And so Mel Chandler got the spirit of Garryowen. He set out to keep Troop H the best troop in the best regiment. One of his innovations was to see to it that every man -- cook and clerk as well as rifleman -- qualified with every weapon in the troop. Even the mess sergeant, Bill Brown, a dapper, cocky transfer from an airborne division, went out on the range.

The troop received a new leader, Lieutenant Robert M. Carroll, fresh out of ROTC and bucking for Regular Army status. Carroll was sharp and military, but he was up against tough competition for that RA berth, and he wanted to play it cool. So Mel Chandler set out to sell him on the spirit of Garryowen, just as he himself had been sold a short time before.
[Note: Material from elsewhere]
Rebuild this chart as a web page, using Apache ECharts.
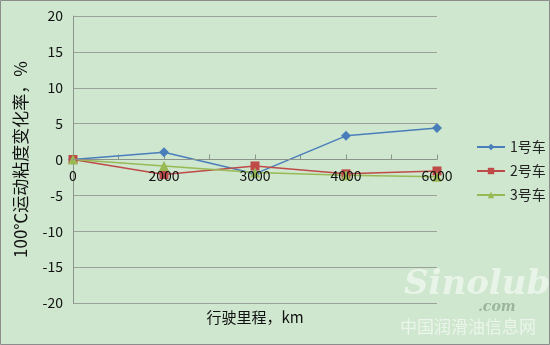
<!DOCTYPE html>
<html><head><meta charset="utf-8">
<script src="https://cdn.jsdelivr.net/npm/echarts@6/dist/echarts.min.js"></script>
<style>html,body{margin:0;padding:0;background:#cfe7cf}#c{width:550px;height:345px}</style>
</head><body><div id="c"></div>
<script>
const categories = ['0', '2000', '3000', '4000', '6000'];
const car1 = [0, 1.0, -2.0, 3.3, 4.4];
const car2 = [0, -2.1, -0.9, -2.0, -1.6];
const car3 = [0, -0.9, -1.8, -2.2, -2.4];
const seriesNames = ['1号车', '2号车', '3号车'];
const yTicks = [-20, 20, 5];
const tickCats = ['', '', '', '', '', '', '', '', ''];

const chart = echarts.init(document.getElementById('c'));
const font = '"Noto Sans CJK SC", "Liberation Sans", sans-serif';
const gridBox = {left: 73, right: 113, top: 16, bottom: 42, containLabel: false, outerBoundsMode: 'none'};
chart.setOption({
  backgroundColor: '#cfe7cf',
  animation: false,
  textStyle: {fontFamily: font},
  grid: [Object.assign({}, gridBox), Object.assign({}, gridBox)],
  legend: {
    orient: 'vertical', left: 471, top: 133, itemGap: 6, itemWidth: 28, itemHeight: 8,
    textStyle: {fontSize: 14, lineHeight: 18, color: '#222', fontFamily: font},
    data: seriesNames
  },
  xAxis: [{
    type: 'category', data: categories, boundaryGap: false, gridIndex: 0, z: 10,
    position: 'bottom', offset: -143.5,
    name: '行驶里程，km', nameLocation: 'middle', nameGap: 150,
    nameTextStyle: {fontSize: 15, color: '#111', verticalAlign: 'top'},
    axisLine: {onZero: false, lineStyle: {color: '#8a948a'}},
    axisTick: {show: false},
    axisLabel: {fontSize: 14, color: '#111', margin: 9},
    splitLine: {show: false}
  }, {
    type: 'category', data: tickCats, boundaryGap: false, gridIndex: 1,
    axisLine: {show: false, onZero: true},
    axisTick: {show: true, inside: true, length: 5, lineStyle: {color: '#8a948a'}},
    axisLabel: {show: false}, splitLine: {show: false}
  }],
  yAxis: [{
    type: 'value', min: yTicks[0], max: yTicks[1], interval: yTicks[2], gridIndex: 0,
    name: '100℃运动粘度变化率，%', nameLocation: 'middle', nameGap: 44,
    nameTextStyle: {fontSize: 17, color: '#111'},
    axisLine: {show: true, lineStyle: {color: '#8a948a'}},
    axisTick: {show: false},
    axisLabel: {fontSize: 14, color: '#111', margin: 10},
    splitLine: {lineStyle: {color: '#9aa29a', width: 1}}
  }, {
    type: 'value', min: yTicks[0], max: yTicks[1], interval: yTicks[2], gridIndex: 1,
    show: false
  }],
  series: [
    {name: seriesNames[0], type: 'line', data: car1, symbol: 'diamond', symbolSize: 10,
     color: '#4a7ebb', lineStyle: {width: 1.5}},
    {name: seriesNames[1], type: 'line', data: car2, symbol: 'rect', symbolSize: 9,
     color: '#be4b48', lineStyle: {width: 1.5}},
    {name: seriesNames[2], type: 'line', data: car3, symbol: 'triangle', symbolSize: 10,
     color: '#98b954', lineStyle: {width: 1.5}}
  ],
  graphic: [
    {type: 'text', left: 404, top: 268, style: {text: 'Sinolub', font: 'italic bold 34px "DejaVu Serif", serif', fill: 'rgba(255,255,255,0.55)'}},
    {type: 'text', left: 478, top: 300, style: {text: '.com', font: 'italic bold 14px "DejaVu Serif", serif', fill: 'rgba(120,150,120,0.6)'}},
    {type: 'text', left: 400, top: 318, style: {text: '中国润滑油信息网', font: '17px "Noto Sans CJK SC", sans-serif', fill: 'rgba(255,255,255,0.6)'}},
    {type: 'rect', shape: {x: 0.5, y: 0.5, width: 549, height: 344}, style: {fill: 'none', stroke: '#8c8c8c', lineWidth: 1}, silent: true}
  ]
});
</script></body></html>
When the Korean war began, on June 25, 1950, the anniversary of the day Custer had gone down fighting at the Little Big Horn and the day the regiment had assaulted the beachhead of Leyte during World War 2,, the 7th Cavalry was not in the best fighting condition. Its entire complement of non-commissioned officers on the platoon level had departed as cadre for another unit, and its vehicles were still those used in the drive across Luzon in World War 2,.

Just a month after the Korean War broke out, the 7th Cavalry was moving into the lines, ready for combat. From then on the Fighting Seventh was in the thick of the bitterest fighting in Korea.

One night on the Naktong River, Mel Chandler called on that fabled esprit de corps. The regiment was dug in on the east side of the river and the North Koreans were steadily building up a concentration of crack troops on the other side. The troopers knew an attack was coming, but they didn't know when, and they didn't know where. At 6 o ' clock on the morning of August 12, they were in doubt no longer. Then it came, against Troop H.